WHAT THE TASK REQUIRES:
Return the lines below exactly, from the first line to the line that contains "[x radius=59,y radius=56];". Leave out pictures.

☆ ☆ ☆

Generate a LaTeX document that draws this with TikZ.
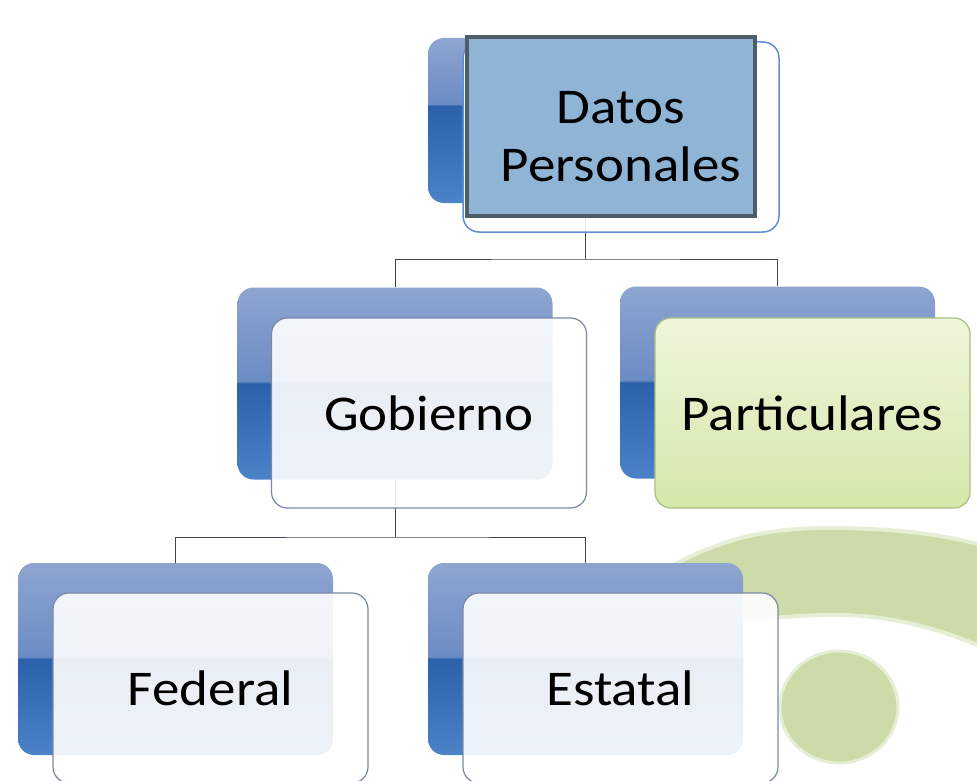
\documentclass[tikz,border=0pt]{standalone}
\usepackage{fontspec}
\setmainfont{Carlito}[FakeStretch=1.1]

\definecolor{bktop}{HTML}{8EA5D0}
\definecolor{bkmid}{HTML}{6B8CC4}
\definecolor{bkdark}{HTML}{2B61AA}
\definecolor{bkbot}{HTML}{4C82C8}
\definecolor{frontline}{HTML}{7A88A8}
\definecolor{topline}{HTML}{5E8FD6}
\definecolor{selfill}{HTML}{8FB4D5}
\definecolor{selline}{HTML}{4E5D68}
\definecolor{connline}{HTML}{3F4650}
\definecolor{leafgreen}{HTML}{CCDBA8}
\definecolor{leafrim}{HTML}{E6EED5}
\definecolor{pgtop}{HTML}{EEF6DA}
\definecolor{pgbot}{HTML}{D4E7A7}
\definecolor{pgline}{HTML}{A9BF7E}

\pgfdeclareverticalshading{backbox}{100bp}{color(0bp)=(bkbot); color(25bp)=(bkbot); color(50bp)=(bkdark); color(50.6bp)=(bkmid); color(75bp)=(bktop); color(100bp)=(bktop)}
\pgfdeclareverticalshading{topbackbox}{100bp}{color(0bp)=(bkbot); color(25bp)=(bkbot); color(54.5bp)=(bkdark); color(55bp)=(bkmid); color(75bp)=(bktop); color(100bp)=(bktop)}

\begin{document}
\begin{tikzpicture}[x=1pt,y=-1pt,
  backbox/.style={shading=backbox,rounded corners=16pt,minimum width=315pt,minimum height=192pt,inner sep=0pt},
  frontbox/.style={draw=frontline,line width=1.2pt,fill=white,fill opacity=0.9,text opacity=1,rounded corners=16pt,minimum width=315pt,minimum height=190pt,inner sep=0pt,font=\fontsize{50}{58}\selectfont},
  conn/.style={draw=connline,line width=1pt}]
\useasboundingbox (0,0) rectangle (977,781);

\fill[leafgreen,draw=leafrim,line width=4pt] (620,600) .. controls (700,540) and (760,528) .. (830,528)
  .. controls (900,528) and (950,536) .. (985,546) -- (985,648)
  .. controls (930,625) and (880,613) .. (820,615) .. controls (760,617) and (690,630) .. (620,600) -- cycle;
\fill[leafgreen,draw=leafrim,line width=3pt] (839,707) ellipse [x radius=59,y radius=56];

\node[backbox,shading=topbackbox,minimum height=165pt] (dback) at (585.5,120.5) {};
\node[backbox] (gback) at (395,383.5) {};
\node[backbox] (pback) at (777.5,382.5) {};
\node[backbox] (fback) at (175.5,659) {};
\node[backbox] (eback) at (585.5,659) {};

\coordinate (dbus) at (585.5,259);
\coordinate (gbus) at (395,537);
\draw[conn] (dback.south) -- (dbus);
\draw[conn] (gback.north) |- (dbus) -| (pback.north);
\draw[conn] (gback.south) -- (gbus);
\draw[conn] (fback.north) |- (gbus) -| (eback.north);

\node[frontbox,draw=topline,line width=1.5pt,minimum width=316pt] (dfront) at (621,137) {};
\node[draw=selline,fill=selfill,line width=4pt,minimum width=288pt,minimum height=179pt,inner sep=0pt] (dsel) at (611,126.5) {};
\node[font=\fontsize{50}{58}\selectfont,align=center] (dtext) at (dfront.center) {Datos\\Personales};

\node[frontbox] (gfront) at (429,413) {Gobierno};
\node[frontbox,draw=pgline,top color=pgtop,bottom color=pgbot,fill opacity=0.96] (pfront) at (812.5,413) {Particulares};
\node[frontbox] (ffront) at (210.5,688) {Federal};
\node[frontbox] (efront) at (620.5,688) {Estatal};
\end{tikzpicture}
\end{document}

☆ ☆ ☆

ANSWER TO THE EXERCISE:
Generate a LaTeX document that draws this with TikZ.
\documentclass[tikz,border=0pt]{standalone}
\usepackage{fontspec}
\setmainfont{Carlito}[FakeStretch=1.1]

\definecolor{bktop}{HTML}{8EA5D0}
\definecolor{bkmid}{HTML}{6B8CC4}
\definecolor{bkdark}{HTML}{2B61AA}
\definecolor{bkbot}{HTML}{4C82C8}
\definecolor{frontline}{HTML}{7A88A8}
\definecolor{topline}{HTML}{5E8FD6}
\definecolor{selfill}{HTML}{8FB4D5}
\definecolor{selline}{HTML}{4E5D68}
\definecolor{connline}{HTML}{3F4650}
\definecolor{leafgreen}{HTML}{CCDBA8}
\definecolor{leafrim}{HTML}{E6EED5}
\definecolor{pgtop}{HTML}{EEF6DA}
\definecolor{pgbot}{HTML}{D4E7A7}
\definecolor{pgline}{HTML}{A9BF7E}

\pgfdeclareverticalshading{backbox}{100bp}{color(0bp)=(bkbot); color(25bp)=(bkbot); color(50bp)=(bkdark); color(50.6bp)=(bkmid); color(75bp)=(bktop); color(100bp)=(bktop)}
\pgfdeclareverticalshading{topbackbox}{100bp}{color(0bp)=(bkbot); color(25bp)=(bkbot); color(54.5bp)=(bkdark); color(55bp)=(bkmid); color(75bp)=(bktop); color(100bp)=(bktop)}

\begin{document}
\begin{tikzpicture}[x=1pt,y=-1pt,
  backbox/.style={shading=backbox,rounded corners=16pt,minimum width=315pt,minimum height=192pt,inner sep=0pt},
  frontbox/.style={draw=frontline,line width=1.2pt,fill=white,fill opacity=0.9,text opacity=1,rounded corners=16pt,minimum width=315pt,minimum height=190pt,inner sep=0pt,font=\fontsize{50}{58}\selectfont},
  conn/.style={draw=connline,line width=1pt}]
\useasboundingbox (0,0) rectangle (977,781);

\fill[leafgreen,draw=leafrim,line width=4pt] (620,600) .. controls (700,540) and (760,528) .. (830,528)
  .. controls (900,528) and (950,536) .. (985,546) -- (985,648)
  .. controls (930,625) and (880,613) .. (820,615) .. controls (760,617) and (690,630) .. (620,600) -- cycle;
\fill[leafgreen,draw=leafrim,line width=3pt] (839,707) ellipse [x radius=59,y radius=56];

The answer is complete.